The state eliminated the cap two years ago, flipping it upside-down to set a minimum tax of 29.9 cents per gallon. The tax is now at 32.5 cents per gallon.
The state Department of Revenue recalculates the gas tax, which is tied to the wholesale price of fuel, every six months. Officials said the rate would likely increase by 2 to 2.5 cents in July because of higher gas prices.
The price of gas has been climbing steadily in recent weeks and is at a two-year high, averaging $3.51 a gallon nationwide.
"I worry about that kind of loss of money (people spend on gas) that would normally go for goods and services," said Rep. Bob Rucho, R-Mecklenburg.
North Carolina's gas tax is the highest in the Southeast, and lawmakers said it might be time to rein it in to help both consumers and retailers statewide.
"I think we need to fix the gas tax because people are crossing the border to Virginia and South Carolina (to fill up)," said Sen. Neal Hunt, R-Wake.
The gas tax is the largest revenue source for the state Department of Transportation, and officials said the agency would lose $1 billion over the next decade if the tax is capped.
"It is a lot of money, particularly when you look at all the needs we have in this state, to take care of our aging infrastructure and to take care of the congestion problems we have in the state," said Mark Foster, chief financial officer for the DOT.
Seventy-five percent of the gas tax funds road maintenance projects, and the DOT estimates that 18,335 miles of pavement statewide wouldn't be resurfaced if the gas tax is capped at its current level. That includes 890 miles in Wake County, 341 miles in Cumberland County and 278 miles in Durham County.
Hunt said DOT can simply shift money slated for new projects to maintenance.
"Stop projects that aren't needed. Put the money back in maintenance programs. Preserve what we've got, and cap the gas tax at the same time," he said.
Foster and other DOT officials argue that there is little correlation between the gas tax and the actual cost at the pump.
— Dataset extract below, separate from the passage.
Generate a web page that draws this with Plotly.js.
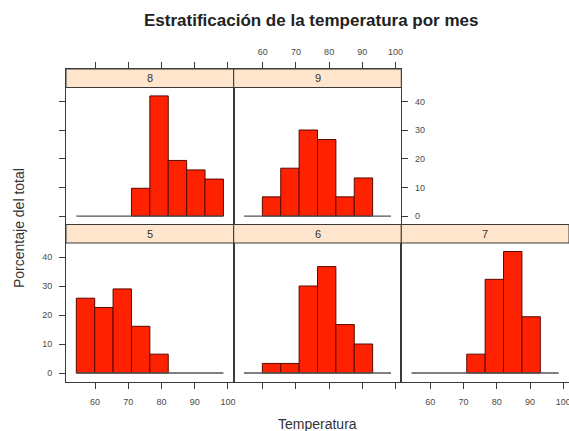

Whether a station in Raleigh charges $3.47 or $3.59 a gallon, the tax is the same, they said.
Some drivers support a cap, saying they need every little bit of help they can get.
"I think every cent counts right now, especially the way the economy is," driver Danielle Davis said.
Driver Michael Chavis said, however, that he doesn't believe a gas tax cap would help ease the pain in his wallet.
"Unless you're getting 100 gallons or 200 gallons of gas, it (won't) make a difference," Chavis said. "If you're getting 15 gallons, what's 2 cents (a gallon)?"